Books — Calder's back

Books

Calder's back

The John Calder-Marion Boyars partnership was prosecuted late last year for publishing Hubert Selby Jnr's Last Exit to Brooklyn.

The decision was welcomed in some circles as a step towards elimination of the more pernicious aspects of censorship—police raids and expensive legal proceedings to clear a book under the Obscene Publications Act.

However, it was still a gamble for no one could predict what a jury (all male in this case) would find about a book which examined in great detail life in a New York slum area.

Doubts were expressed as to the wisdom of allowing a jury of "right-thinking men" decide the indecency or otherwise of a book in a law court.

These doubts were not allayed when the book was found obscene and the publisher fined and ordered to pay costs.

Calder and Boyars' gamble did not pay off. As Calder himself wrote, the case was one which many publishers had waited for before proceeding with publication of other books which may be regarded as being on the fringe.

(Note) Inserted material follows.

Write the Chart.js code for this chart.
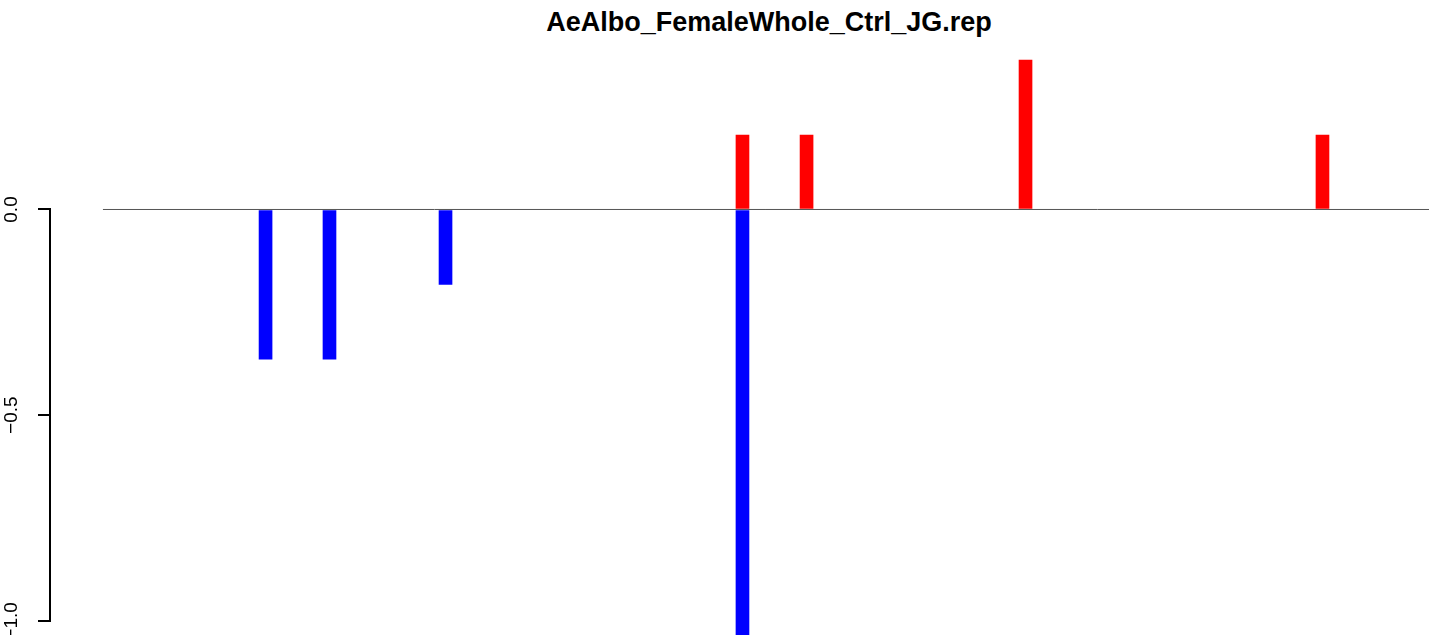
<!DOCTYPE html>
<html>
<head>
<meta charset="utf-8">
<script src="https://cdn.jsdelivr.net/npm/chart.js@4/dist/chart.umd.min.js"></script>
<style>
  html, body { margin: 0; padding: 0; background: #fff; }
  #wrap { position: relative; width: 1429px; height: 635px; overflow: hidden; }
  #title { position: absolute; left: 769px; top: 9px; transform: translateX(-50%);
           font: bold 27px "Liberation Sans", Arial, sans-serif; line-height: 27px;
           white-space: nowrap; color: #000; }
  canvas { position: absolute; left: 0; top: 0; }
</style>
</head>
<body>
<div id="wrap">
  <div id="title">AeAlbo_FemaleWhole_Ctrl_JG.rep</div>
  <canvas id="c" width="1429" height="635"></canvas>
</div>
<script>
// ---- data ----
const chartTitle = "AeAlbo_FemaleWhole_Ctrl_JG.rep";
const downPositions = [15.57, 20.21, 28.63, 50.18];
const downValues    = [-0.364, -0.364, -0.182, -1.09];
const upPositions   = [50.18, 54.83, 70.72, 92.27];
const upValues      = [0.181, 0.181, 0.363, 0.181];
const baselineRange = [3.77, 100];
const yTickValues   = [-1, -0.5, 0];
const yTickLabels   = ["\u22121.0", "\u22120.5", "0.0"];

const downData = downPositions.map((x, i) => ({ x: x, y: downValues[i] }));
const upData   = upPositions.map((x, i) => ({ x: x, y: upValues[i] }));
const baseData = baselineRange.map(x => ({ x: x, y: 0 }));

// R-style axis line: spans only from the first to the last tick
const axisLinePlugin = {
  id: 'axisLine',
  afterDraw(chart) {
    const ys = chart.scales.y;
    const ctx = chart.ctx;
    const x = Math.round(ys.right) - 2;
    const yTop = Math.round(ys.getPixelForValue(yTickValues[yTickValues.length - 1])) - 1;
    const yBot = Math.round(ys.getPixelForValue(yTickValues[0])) + 1;
    ctx.save();
    ctx.fillStyle = '#000000';
    ctx.fillRect(x, yTop, 2, yBot - yTop);
    ctx.restore();
  }
};

new Chart(document.getElementById('c'), {
  type: 'bar',
  data: {
    datasets: [
      { type: 'bar', data: upData, backgroundColor: '#ff0000', borderWidth: 0,
        barThickness: 13, grouped: false, order: 1 },
      { type: 'bar', data: downData, backgroundColor: '#0000ff', borderWidth: 0,
        barThickness: 13, grouped: false, order: 1 },
      { type: 'line', data: baseData, borderColor: '#555555', borderWidth: 1,
        pointRadius: 0, fill: false, order: 0 }
    ]
  },
  options: {
    responsive: false,
    animation: false,
    devicePixelRatio: 1,
    layout: { padding: { top: 40, left: 0, right: 0, bottom: 0 } },
    plugins: { legend: { display: false }, tooltip: { enabled: false }, title: { display: false } },
    scales: {
      x: { type: 'linear', display: false, min: 0, max: 100, offset: false },
      y: {
        type: 'linear',
        min: -1.0343, max: 0.412,
        border: { display: false },
        grid: { drawOnChartArea: false, drawTicks: true, tickLength: 13, color: '#000', lineWidth: 2 },
        ticks: {
          minRotation: 90, maxRotation: 90,
          crossAlign: 'center', padding: 7,
          color: '#000',
          font: { family: '"Liberation Sans", Arial, sans-serif', size: 19 },
          callback: (v, i) => yTickLabels[i]
        },
        afterBuildTicks: (s) => { s.ticks = yTickValues.map(v => ({ value: v })); },
        afterFit: (s) => { s.width = 51; s.paddingTop = 0; s.paddingBottom = 0; }
      }
    }
  },
  plugins: [axisLinePlugin]
});
</script>
</body>
</html>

There is no doubt the Court's decision has set the anti-censorship cause back several years.

As was noted in Salient last year, Selby's novel was available in New Zealand for some time before it was brought to the censor's notice. It was promptly banned here shortly after legal proceedings got under way in England.

Despite their set-back Calder and Boyars will continue to publish high-quality fiction and non-fiction. Recently they issued their first complete catalogue of books in print till the end of 1968.

New Zealand booksellers, especially those supplied by Cordon and Gotch, are notorious for their lack of appreciation of what books arc all about.

Fortunately, however, there arc some independents who rise above the rut—but even among their shelves very few Calder and Boyars books are to be found.

The reason for this, I was told by one bookseller, was limited awareness of the Calder catalogue and a certain amount of trepidation about possible police seizure.

One Wellington bookshop, Unity Books, is about to remedy the situation by attempting to stock a relatively comprehensive selection.

The success of the experiment will depend on the interest of students.

The foremost feature of the catalogue is the quality and quantity of translations from European languages including writers such as Ivo Andric (Yugoslavia Nobel Prizewinner), Fernando Arrabal, Tibor Dery, Marguerite Duras, Wittold Gombrowicz, Ionesco, Monique Lange, Andre Pieyre de Mandiargues (whose extremely erotic works have appeared in Evergreen Review—his Girl on a Motorcycle has recently been filmed), Robert Pinget, Alain Robbe-Grillet, Nathalie Sarraute, and Peter Weiss (Marat/Sade).

The catalogue also contains titles by important English-speaking writers Beckett, Burroughs, Robert Creeley, David Mercer, and Gil Orlovitz (Milkbottle H) plus several newer writers who have graduated from the New Writers series (a series which has probably done more than most to introduce new and experimental writing).

Those who enjoyed John Antrobus' You'll Come to Love Your Sperm Test at Downstage recently will appreciate New Writers No. 4 which is solely devoted to experimental drama.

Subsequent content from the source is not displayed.